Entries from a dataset
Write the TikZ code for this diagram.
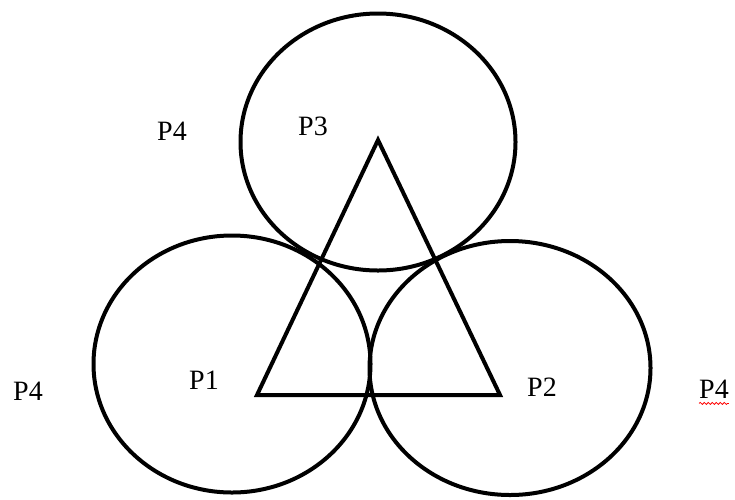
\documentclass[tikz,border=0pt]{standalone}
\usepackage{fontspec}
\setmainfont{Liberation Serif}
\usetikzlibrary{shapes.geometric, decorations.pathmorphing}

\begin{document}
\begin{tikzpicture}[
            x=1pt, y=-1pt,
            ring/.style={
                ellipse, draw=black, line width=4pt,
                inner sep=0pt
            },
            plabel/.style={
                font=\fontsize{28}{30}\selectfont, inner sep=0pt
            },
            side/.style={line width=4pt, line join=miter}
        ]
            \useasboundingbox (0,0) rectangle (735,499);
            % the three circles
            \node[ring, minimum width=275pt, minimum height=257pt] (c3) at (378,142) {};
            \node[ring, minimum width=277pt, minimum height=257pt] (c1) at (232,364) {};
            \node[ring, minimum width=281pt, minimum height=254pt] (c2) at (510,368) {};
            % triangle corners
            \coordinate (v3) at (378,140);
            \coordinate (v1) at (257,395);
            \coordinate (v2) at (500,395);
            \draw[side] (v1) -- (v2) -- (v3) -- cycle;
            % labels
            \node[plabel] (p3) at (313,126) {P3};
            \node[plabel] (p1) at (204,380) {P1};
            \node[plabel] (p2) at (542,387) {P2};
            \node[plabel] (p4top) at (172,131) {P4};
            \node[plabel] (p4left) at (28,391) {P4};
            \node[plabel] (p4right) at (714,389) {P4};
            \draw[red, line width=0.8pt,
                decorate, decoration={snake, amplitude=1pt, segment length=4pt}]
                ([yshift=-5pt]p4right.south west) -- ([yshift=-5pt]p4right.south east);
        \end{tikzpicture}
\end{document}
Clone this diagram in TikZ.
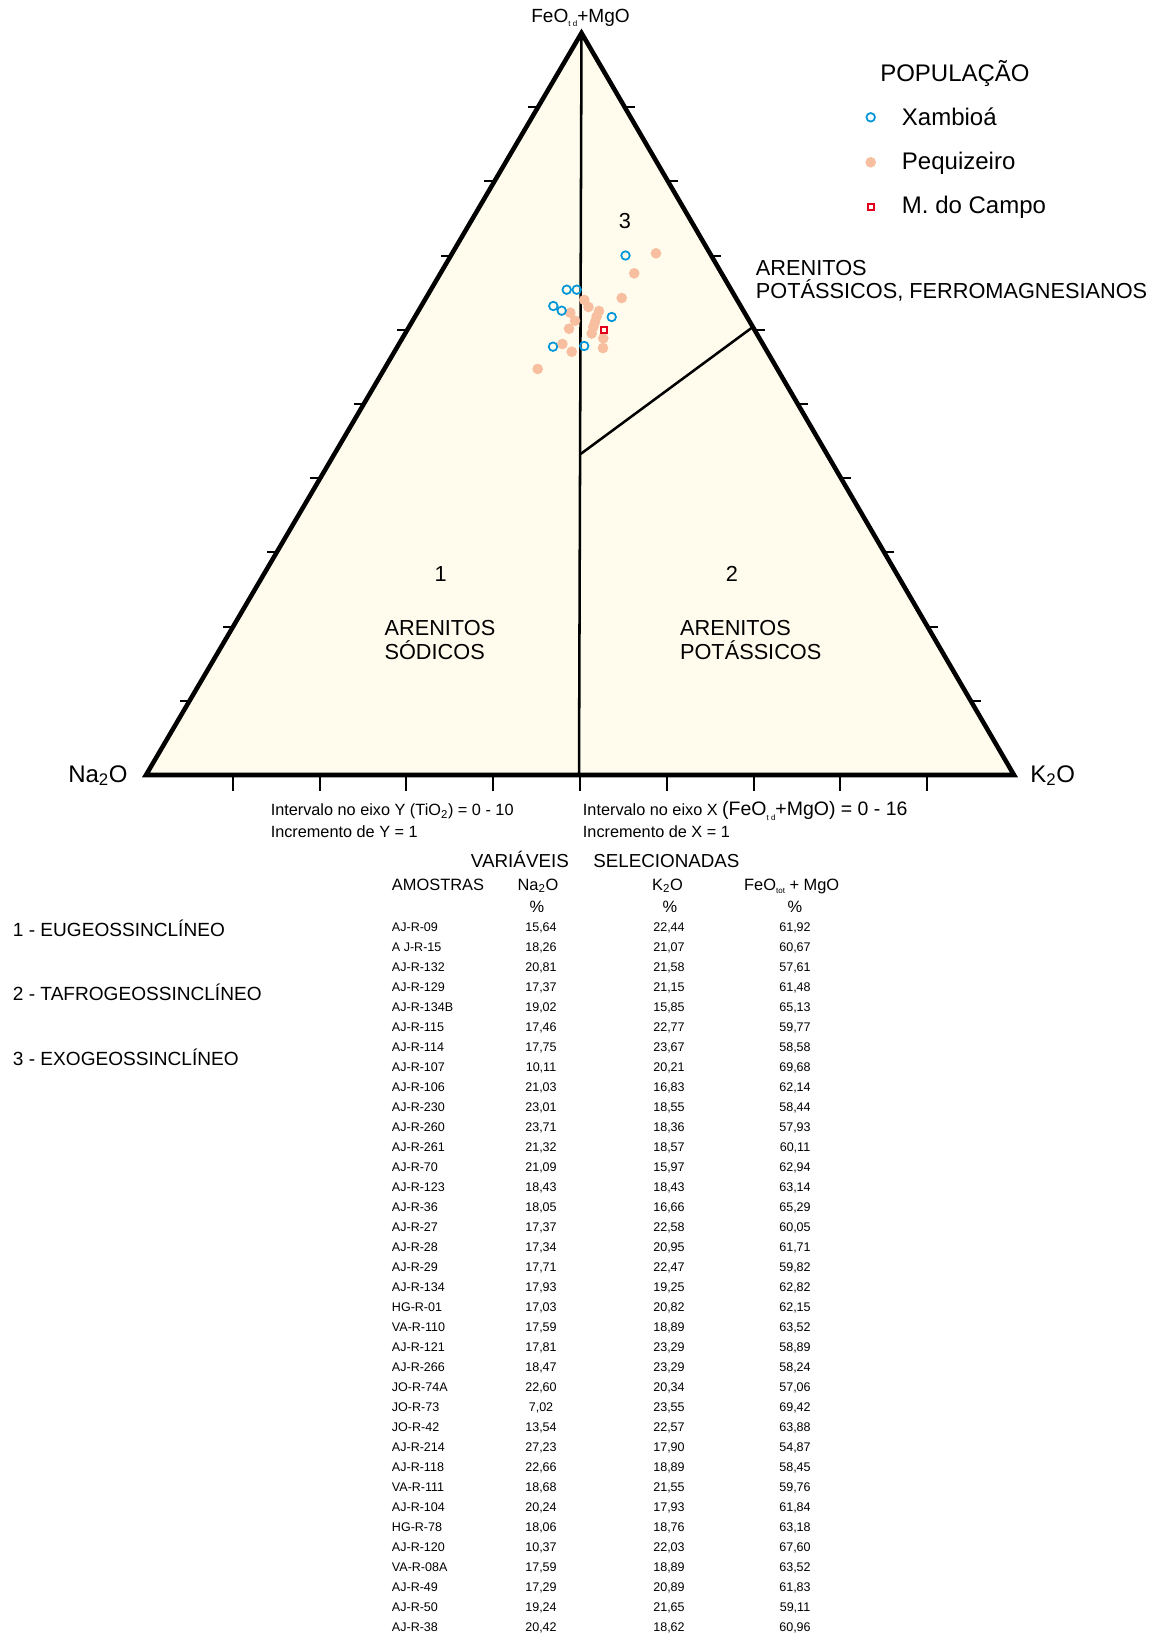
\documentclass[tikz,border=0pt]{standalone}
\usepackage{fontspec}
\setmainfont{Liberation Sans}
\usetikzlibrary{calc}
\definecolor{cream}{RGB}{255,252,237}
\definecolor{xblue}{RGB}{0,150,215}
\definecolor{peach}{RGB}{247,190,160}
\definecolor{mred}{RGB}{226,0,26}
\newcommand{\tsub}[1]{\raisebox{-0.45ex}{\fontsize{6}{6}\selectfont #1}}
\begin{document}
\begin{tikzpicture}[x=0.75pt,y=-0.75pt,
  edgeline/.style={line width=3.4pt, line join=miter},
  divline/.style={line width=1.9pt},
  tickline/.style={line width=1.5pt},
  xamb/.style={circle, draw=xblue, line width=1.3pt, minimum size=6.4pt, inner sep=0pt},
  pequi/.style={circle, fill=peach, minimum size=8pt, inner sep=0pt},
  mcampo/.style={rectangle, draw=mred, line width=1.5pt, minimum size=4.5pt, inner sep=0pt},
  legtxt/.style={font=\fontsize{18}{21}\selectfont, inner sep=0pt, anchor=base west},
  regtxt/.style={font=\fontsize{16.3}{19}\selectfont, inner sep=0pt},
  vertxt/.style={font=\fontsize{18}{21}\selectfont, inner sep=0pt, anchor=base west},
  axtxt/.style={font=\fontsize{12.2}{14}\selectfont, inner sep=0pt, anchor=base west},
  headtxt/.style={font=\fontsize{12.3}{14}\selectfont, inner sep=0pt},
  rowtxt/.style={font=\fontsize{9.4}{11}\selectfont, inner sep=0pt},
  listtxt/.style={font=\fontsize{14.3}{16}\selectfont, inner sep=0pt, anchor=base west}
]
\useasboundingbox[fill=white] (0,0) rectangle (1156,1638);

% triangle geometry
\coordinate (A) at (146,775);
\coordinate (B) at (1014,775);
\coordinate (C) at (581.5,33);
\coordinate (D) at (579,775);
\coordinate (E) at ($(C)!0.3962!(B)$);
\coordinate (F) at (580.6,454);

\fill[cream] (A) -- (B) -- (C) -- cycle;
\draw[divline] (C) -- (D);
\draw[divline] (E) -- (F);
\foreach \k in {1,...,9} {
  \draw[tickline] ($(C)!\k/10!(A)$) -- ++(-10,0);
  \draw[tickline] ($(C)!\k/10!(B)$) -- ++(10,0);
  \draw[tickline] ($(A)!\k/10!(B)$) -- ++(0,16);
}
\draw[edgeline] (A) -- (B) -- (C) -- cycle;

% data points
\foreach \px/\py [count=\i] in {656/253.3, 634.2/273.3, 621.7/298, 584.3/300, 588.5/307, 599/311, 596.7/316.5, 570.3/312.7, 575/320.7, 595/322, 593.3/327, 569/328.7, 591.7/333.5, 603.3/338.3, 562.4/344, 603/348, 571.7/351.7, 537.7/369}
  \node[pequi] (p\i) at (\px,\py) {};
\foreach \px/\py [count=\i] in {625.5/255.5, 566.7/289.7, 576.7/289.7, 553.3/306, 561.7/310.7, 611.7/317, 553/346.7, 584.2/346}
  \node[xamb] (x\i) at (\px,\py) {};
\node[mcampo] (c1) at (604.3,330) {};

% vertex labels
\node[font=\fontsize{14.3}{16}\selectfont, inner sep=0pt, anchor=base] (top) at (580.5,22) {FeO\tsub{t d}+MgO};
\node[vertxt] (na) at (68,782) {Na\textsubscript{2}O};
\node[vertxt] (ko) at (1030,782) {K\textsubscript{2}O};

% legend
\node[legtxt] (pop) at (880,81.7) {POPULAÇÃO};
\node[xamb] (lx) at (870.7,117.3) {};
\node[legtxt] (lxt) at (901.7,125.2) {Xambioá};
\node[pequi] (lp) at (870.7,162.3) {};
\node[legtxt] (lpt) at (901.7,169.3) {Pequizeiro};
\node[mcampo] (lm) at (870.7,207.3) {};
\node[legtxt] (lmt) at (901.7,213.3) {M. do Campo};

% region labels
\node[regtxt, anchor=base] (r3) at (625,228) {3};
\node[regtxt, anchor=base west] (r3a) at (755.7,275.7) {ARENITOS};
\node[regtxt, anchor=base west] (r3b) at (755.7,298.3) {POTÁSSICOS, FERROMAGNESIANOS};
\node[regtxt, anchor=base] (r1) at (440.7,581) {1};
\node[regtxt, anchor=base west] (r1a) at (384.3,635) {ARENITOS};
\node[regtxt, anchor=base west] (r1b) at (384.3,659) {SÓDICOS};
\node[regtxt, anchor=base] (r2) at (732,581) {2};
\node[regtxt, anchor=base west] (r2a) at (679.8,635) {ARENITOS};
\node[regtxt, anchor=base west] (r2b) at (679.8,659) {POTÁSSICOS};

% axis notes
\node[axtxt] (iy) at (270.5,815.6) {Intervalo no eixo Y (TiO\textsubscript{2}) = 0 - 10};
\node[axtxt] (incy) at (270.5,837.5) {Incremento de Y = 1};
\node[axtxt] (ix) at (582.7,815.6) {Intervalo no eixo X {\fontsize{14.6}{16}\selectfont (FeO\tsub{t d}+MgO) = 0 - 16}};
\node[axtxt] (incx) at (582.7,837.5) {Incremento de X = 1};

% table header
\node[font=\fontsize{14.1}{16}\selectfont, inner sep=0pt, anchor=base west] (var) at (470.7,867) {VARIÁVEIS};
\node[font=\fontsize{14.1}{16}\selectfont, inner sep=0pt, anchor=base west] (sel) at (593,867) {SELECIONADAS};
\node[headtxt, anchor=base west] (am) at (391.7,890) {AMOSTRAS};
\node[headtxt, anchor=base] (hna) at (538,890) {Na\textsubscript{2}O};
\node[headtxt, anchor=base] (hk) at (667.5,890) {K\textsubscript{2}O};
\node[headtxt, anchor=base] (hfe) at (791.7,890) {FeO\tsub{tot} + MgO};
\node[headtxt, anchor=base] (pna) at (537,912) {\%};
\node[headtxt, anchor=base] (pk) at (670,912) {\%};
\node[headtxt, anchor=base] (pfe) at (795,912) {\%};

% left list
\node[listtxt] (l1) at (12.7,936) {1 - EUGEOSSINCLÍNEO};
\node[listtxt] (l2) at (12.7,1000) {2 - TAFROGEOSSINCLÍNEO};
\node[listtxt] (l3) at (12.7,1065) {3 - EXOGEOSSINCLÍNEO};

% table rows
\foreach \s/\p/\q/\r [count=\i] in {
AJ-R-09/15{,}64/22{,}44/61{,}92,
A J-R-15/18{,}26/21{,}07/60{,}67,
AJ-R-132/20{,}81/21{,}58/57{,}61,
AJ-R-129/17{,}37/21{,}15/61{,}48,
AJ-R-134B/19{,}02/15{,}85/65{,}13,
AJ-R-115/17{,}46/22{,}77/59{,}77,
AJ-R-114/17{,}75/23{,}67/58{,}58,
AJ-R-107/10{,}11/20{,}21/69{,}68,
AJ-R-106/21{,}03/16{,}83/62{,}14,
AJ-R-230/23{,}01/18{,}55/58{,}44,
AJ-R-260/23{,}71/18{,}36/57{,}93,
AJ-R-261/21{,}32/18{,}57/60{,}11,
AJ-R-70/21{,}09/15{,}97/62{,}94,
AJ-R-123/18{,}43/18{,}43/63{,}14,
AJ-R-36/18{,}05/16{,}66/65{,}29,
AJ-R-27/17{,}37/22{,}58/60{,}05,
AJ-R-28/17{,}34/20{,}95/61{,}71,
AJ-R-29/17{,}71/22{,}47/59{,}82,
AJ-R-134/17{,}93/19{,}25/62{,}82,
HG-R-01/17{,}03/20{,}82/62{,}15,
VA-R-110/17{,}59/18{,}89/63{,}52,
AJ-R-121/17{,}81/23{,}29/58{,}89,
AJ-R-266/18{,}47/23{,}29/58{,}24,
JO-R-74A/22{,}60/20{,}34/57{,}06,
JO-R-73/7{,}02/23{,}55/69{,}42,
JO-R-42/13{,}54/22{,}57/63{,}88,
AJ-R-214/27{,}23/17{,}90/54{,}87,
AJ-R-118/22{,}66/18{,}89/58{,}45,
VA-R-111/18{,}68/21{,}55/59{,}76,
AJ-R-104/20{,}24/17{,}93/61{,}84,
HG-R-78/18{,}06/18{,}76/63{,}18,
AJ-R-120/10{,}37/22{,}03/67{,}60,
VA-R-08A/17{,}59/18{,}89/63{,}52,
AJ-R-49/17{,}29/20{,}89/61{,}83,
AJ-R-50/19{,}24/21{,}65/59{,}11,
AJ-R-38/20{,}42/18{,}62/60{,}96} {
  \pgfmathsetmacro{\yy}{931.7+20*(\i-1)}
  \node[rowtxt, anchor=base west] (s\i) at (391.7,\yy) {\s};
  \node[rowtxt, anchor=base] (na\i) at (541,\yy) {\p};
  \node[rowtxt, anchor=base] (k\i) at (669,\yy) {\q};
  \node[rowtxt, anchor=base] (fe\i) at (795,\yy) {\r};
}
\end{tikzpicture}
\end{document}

Problem details
Please quote only the span of lines whose first line contains "Clone this diagram in TikZ." and whose last line contains "(F) at (580.6,454);", leaving every picture out.

Response to this task
Clone this diagram in TikZ.
\documentclass[tikz,border=0pt]{standalone}
\usepackage{fontspec}
\setmainfont{Liberation Sans}
\usetikzlibrary{calc}
\definecolor{cream}{RGB}{255,252,237}
\definecolor{xblue}{RGB}{0,150,215}
\definecolor{peach}{RGB}{247,190,160}
\definecolor{mred}{RGB}{226,0,26}
\newcommand{\tsub}[1]{\raisebox{-0.45ex}{\fontsize{6}{6}\selectfont #1}}
\begin{document}
\begin{tikzpicture}[x=0.75pt,y=-0.75pt,
  edgeline/.style={line width=3.4pt, line join=miter},
  divline/.style={line width=1.9pt},
  tickline/.style={line width=1.5pt},
  xamb/.style={circle, draw=xblue, line width=1.3pt, minimum size=6.4pt, inner sep=0pt},
  pequi/.style={circle, fill=peach, minimum size=8pt, inner sep=0pt},
  mcampo/.style={rectangle, draw=mred, line width=1.5pt, minimum size=4.5pt, inner sep=0pt},
  legtxt/.style={font=\fontsize{18}{21}\selectfont, inner sep=0pt, anchor=base west},
  regtxt/.style={font=\fontsize{16.3}{19}\selectfont, inner sep=0pt},
  vertxt/.style={font=\fontsize{18}{21}\selectfont, inner sep=0pt, anchor=base west},
  axtxt/.style={font=\fontsize{12.2}{14}\selectfont, inner sep=0pt, anchor=base west},
  headtxt/.style={font=\fontsize{12.3}{14}\selectfont, inner sep=0pt},
  rowtxt/.style={font=\fontsize{9.4}{11}\selectfont, inner sep=0pt},
  listtxt/.style={font=\fontsize{14.3}{16}\selectfont, inner sep=0pt, anchor=base west}
]
\useasboundingbox[fill=white] (0,0) rectangle (1156,1638);

% triangle geometry
\coordinate (A) at (146,775);
\coordinate (B) at (1014,775);
\coordinate (C) at (581.5,33);
\coordinate (D) at (579,775);
\coordinate (E) at ($(C)!0.3962!(B)$);
\coordinate (F) at (580.6,454);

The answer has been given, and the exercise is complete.